EXERCISE AIM
Quote, line for line, the entries from the first through the one containing "với cùng kỳ". Pictures are left out.

Source code of charts:

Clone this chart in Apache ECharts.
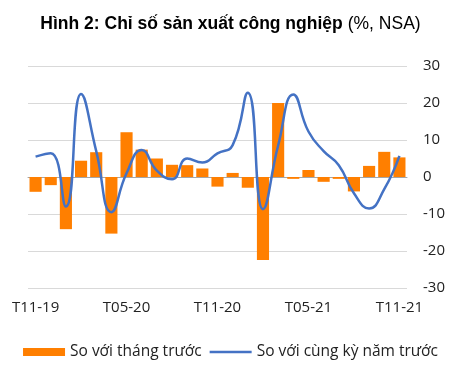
<!DOCTYPE html>
<html><head><meta charset="utf-8">
<script src="https://cdn.jsdelivr.net/npm/echarts@6/dist/echarts.min.js"></script>
<style>html,body{margin:0;padding:0;background:#fff}#c{width:461px;height:377px}</style>
</head><body><div id="c"></div>
<script>
const months = ["T11-19","T12-19","T01-20","T02-20","T03-20","T04-20","T05-20","T06-20","T07-20","T08-20","T09-20","T10-20","T11-20","T12-20","T01-21","T02-21","T03-21","T04-21","T05-21","T06-21","T07-21","T08-21","T09-21","T10-21","T11-21"];
const momValues = [-4.0,-2.2,-14.1,4.4,6.7,-15.3,12.1,7.4,5.0,3.3,3.2,2.3,-2.6,1.1,-2.9,-22.4,20.0,-0.5,1.9,-1.3,-0.5,-3.9,3.0,6.8,5.3];
const yoyValues = [5.5,6.4,-8.0,22.4,7.0,-9.5,1.0,7.3,1.7,-0.6,5.0,3.9,6.4,8.6,22.8,-8.7,8.5,22.3,12.3,7.0,3.2,-4.4,-8.5,-3.3,5.7];
const yTicks = {min:-30,max:30,interval:10};
const seriesNames = ["So với tháng trước","So với cùng kỳ năm trước"];

const F = 'Open Sans';
const chart = echarts.init(document.getElementById('c'));
chart.setOption({
  animation:false,
  title:{text:'{b|Hình 2: Chỉ số sản xuất công nghiệp} {n|(%, NSA)}',left:'center',top:10,
    textStyle:{rich:{b:{fontFamily:'Liberation Sans',fontWeight:'bold',fontSize:17.5,color:'#000'},n:{fontFamily:'Liberation Sans',fontWeight:'normal',fontSize:17.5,color:'#000'}}}},
  grid:{left:28,right:54,top:66,bottom:89},
  legend:{bottom:12,left:'center',itemGap:8,itemWidth:42,itemHeight:8,
    textStyle:{fontFamily:F,fontSize:15.5,color:'#222'},
    data:[{name:seriesNames[0],icon:'rect'},{name:seriesNames[1],icon:'path://M0,0L42,0L42,2.5L0,2.5Z'}]},
  xAxis:{type:'category',data:months,boundaryGap:true,
    axisLine:{lineStyle:{color:'#a6a6a6',width:1}},
    axisTick:{interval:5,length:5,lineStyle:{color:'#a6a6a6'}},
    axisLabel:{interval:5,margin:12,fontFamily:F,fontSize:15,color:'#222'}},
  yAxis:{type:'value',position:'right',min:yTicks.min,max:yTicks.max,interval:yTicks.interval,
    axisLine:{show:false},axisTick:{show:false},
    splitLine:{lineStyle:{color:'#d9d9d9',width:1}},
    axisLabel:{margin:16,fontFamily:F,fontSize:15,color:'#222'}},
  series:[
    {name:seriesNames[0],type:'bar',data:momValues,barCategoryGap:'20%',itemStyle:{color:'#FF7F00'}},
    {name:seriesNames[1],type:'line',data:yoyValues,smooth:0.5,showSymbol:false,symbol:'none',
      lineStyle:{color:'#4472C4',width:2.5},itemStyle:{color:'#4472C4'}}
  ]
});
</script></body></html>
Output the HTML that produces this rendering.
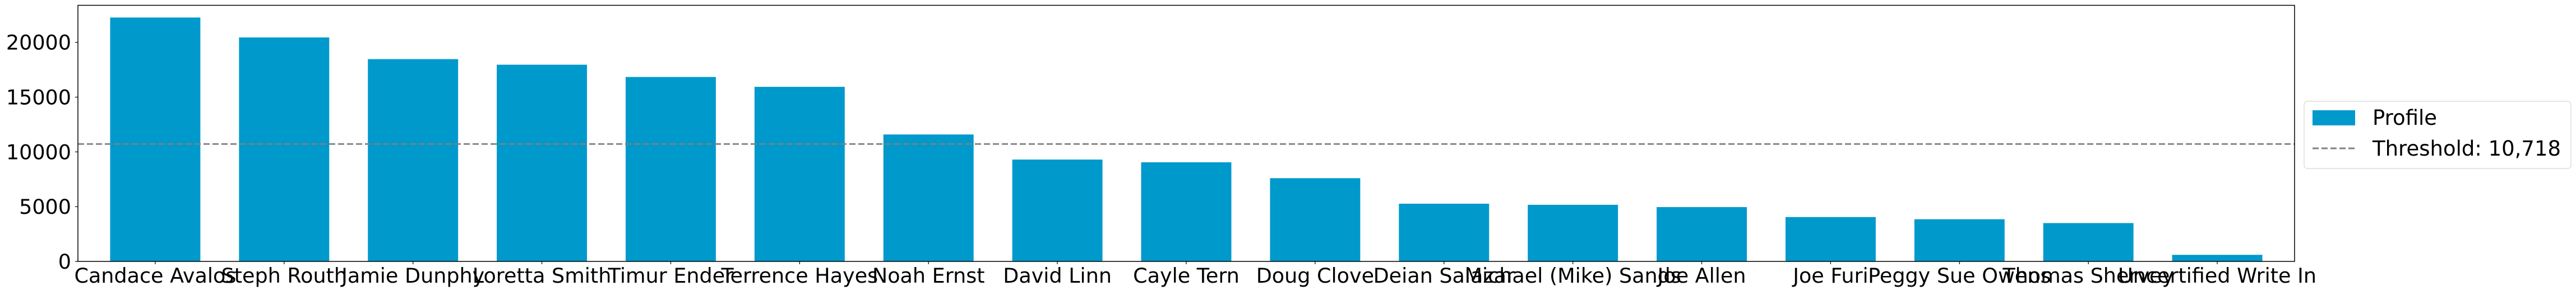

RESULT OF THIS TASK
Clone this chart in Apache ECharts.
<!DOCTYPE html>
<html><head><meta charset="utf-8">
<script src="https://cdn.jsdelivr.net/npm/echarts@6/dist/echarts.min.js"></script>
<style>html,body{margin:0;padding:0;background:#fff}#c{width:461px;height:377px}</style>
</head><body><div id="c"></div>
<script>
const months = ["T11-19","T12-19","T01-20","T02-20","T03-20","T04-20","T05-20","T06-20","T07-20","T08-20","T09-20","T10-20","T11-20","T12-20","T01-21","T02-21","T03-21","T04-21","T05-21","T06-21","T07-21","T08-21","T09-21","T10-21","T11-21"];
const momValues = [-4.0,-2.2,-14.1,4.4,6.7,-15.3,12.1,7.4,5.0,3.3,3.2,2.3,-2.6,1.1,-2.9,-22.4,20.0,-0.5,1.9,-1.3,-0.5,-3.9,3.0,6.8,5.3];
const yoyValues = [5.5,6.4,-8.0,22.4,7.0,-9.5,1.0,7.3,1.7,-0.6,5.0,3.9,6.4,8.6,22.8,-8.7,8.5,22.3,12.3,7.0,3.2,-4.4,-8.5,-3.3,5.7];
const yTicks = {min:-30,max:30,interval:10};
const seriesNames = ["So với tháng trước","So với cùng kỳ năm trước"];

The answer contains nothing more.